-- Begin MATERIAL SHOWN --

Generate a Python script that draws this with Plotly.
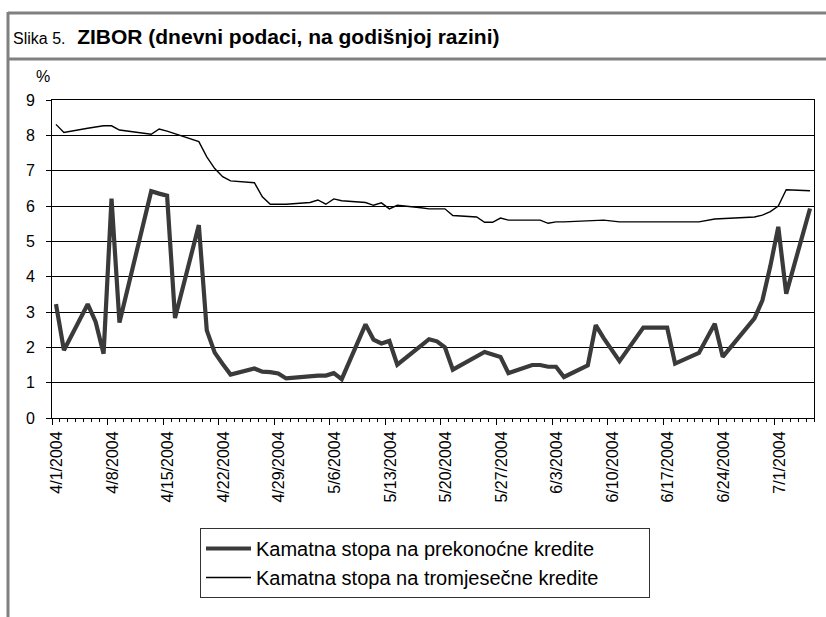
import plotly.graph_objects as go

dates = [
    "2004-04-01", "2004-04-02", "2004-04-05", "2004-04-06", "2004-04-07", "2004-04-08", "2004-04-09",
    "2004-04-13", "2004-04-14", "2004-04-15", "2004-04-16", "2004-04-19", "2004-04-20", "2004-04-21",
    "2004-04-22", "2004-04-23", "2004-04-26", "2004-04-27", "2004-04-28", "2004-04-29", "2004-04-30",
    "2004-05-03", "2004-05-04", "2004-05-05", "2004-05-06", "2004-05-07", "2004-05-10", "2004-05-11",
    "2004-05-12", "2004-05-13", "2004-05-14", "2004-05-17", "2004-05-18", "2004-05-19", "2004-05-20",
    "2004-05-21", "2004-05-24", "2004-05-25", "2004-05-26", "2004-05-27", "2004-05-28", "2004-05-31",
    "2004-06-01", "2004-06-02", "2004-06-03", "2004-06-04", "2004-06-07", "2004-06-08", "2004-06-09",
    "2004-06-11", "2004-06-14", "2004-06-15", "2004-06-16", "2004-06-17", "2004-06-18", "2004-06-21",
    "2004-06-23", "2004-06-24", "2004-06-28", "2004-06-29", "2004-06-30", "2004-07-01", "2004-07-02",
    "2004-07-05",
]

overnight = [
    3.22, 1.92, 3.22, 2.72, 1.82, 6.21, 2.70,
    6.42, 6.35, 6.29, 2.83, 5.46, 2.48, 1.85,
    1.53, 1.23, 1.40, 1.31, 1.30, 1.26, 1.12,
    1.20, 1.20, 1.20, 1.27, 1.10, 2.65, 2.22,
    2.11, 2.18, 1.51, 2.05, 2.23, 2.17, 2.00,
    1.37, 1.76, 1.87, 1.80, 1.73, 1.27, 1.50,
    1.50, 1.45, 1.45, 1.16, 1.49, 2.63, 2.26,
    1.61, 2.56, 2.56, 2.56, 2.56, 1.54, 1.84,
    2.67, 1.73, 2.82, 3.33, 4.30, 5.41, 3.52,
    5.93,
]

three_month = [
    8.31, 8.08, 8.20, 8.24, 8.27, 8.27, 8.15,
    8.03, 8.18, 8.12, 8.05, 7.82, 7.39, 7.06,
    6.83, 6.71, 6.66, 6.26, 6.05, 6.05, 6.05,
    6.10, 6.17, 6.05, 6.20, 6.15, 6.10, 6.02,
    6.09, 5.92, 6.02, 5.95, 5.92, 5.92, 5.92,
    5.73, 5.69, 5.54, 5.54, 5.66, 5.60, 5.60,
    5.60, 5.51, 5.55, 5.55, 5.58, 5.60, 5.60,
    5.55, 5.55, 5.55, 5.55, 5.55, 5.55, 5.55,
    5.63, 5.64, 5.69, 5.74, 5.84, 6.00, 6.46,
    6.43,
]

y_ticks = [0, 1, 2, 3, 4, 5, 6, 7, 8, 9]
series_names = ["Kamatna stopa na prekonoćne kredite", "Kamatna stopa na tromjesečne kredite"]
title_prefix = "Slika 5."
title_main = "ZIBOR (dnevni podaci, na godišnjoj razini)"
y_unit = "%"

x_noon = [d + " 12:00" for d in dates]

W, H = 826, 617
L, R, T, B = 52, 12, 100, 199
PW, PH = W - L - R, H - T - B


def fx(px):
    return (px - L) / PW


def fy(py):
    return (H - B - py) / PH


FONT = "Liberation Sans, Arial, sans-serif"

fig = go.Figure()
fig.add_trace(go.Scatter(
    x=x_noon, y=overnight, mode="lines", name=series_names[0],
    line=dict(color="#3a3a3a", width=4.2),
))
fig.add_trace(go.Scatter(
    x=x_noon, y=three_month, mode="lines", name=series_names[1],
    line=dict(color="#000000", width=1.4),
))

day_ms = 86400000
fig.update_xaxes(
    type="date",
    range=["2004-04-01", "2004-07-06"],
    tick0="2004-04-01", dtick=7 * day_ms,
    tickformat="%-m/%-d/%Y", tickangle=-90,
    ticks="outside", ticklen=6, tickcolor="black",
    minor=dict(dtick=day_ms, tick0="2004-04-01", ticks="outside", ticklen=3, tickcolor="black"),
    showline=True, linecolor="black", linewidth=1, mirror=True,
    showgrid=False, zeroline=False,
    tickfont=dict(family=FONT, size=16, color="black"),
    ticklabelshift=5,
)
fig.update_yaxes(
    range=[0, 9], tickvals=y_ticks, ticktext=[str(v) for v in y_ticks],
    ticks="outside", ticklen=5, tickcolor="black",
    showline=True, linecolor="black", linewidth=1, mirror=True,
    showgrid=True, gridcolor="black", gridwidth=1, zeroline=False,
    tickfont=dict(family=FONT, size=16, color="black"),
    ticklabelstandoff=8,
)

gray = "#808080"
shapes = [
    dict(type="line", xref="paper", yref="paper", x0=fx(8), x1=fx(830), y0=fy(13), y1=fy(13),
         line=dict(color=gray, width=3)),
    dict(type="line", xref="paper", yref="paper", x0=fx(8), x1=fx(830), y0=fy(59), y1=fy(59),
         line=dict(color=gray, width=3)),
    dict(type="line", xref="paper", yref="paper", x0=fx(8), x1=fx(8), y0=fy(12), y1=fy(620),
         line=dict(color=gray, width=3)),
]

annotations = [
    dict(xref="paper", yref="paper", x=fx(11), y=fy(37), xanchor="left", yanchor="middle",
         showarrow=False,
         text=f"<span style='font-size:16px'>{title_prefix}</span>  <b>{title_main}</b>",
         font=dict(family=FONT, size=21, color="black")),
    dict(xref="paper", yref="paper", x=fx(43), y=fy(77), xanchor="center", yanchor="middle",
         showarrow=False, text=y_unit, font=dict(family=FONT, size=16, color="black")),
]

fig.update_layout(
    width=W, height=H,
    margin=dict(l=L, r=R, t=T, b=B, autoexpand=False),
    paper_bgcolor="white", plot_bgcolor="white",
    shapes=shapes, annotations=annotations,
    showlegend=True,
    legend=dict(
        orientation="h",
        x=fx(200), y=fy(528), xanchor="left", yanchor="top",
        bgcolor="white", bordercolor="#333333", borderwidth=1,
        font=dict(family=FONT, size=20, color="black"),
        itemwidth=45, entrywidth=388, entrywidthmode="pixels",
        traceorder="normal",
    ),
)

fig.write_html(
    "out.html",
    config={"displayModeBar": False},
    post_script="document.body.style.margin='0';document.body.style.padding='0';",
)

-- End MATERIAL SHOWN --
-- Begin MATERIAL SHOWN --

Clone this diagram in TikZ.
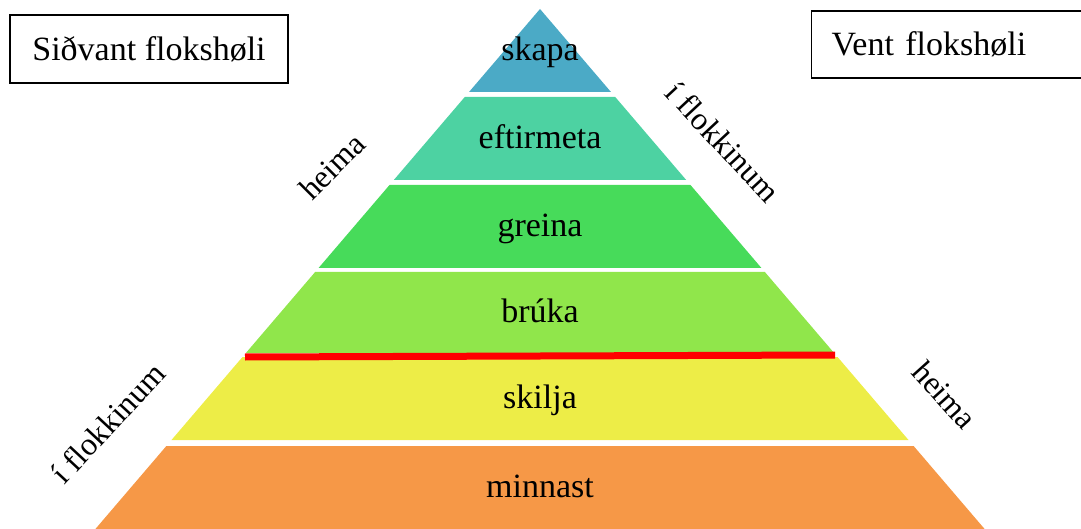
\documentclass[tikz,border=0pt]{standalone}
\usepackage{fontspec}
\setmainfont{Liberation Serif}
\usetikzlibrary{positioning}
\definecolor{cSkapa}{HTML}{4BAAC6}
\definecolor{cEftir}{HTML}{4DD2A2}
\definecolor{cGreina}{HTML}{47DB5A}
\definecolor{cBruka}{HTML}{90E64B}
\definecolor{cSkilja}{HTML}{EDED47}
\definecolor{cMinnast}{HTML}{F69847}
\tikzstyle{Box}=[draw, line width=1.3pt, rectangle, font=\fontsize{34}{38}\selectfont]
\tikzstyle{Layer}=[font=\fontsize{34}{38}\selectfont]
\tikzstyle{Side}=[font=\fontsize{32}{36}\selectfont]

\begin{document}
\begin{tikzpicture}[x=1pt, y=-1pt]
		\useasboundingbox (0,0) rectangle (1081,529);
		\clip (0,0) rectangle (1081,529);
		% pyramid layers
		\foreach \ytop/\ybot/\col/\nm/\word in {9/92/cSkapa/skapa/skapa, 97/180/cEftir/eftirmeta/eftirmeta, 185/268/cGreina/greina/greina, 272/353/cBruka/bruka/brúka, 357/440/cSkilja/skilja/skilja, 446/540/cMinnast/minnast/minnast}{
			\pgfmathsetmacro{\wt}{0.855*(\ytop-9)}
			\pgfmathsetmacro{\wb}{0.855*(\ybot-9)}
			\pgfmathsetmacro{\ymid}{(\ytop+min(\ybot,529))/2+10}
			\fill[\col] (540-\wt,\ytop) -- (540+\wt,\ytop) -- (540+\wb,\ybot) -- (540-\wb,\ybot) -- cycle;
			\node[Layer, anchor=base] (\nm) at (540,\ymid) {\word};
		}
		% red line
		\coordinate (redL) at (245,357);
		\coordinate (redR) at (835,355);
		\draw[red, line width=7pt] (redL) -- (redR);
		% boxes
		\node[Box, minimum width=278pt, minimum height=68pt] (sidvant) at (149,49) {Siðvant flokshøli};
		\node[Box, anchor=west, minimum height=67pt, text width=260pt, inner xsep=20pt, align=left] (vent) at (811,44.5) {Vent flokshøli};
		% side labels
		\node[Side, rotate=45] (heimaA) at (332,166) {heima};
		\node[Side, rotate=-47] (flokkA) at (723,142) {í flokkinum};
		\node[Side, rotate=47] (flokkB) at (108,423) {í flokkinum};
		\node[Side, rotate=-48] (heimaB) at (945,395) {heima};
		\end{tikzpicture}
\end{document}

-- End MATERIAL SHOWN --

§ PROBLEM
From the records above, extract the lines from the one holding "Generate a Python" through the one holding "import plotly.graph_objects as go", word for word; omit the pictures.

§ WRITTEN ANSWER
Generate a Python script that draws this with Plotly.
import plotly.graph_objects as go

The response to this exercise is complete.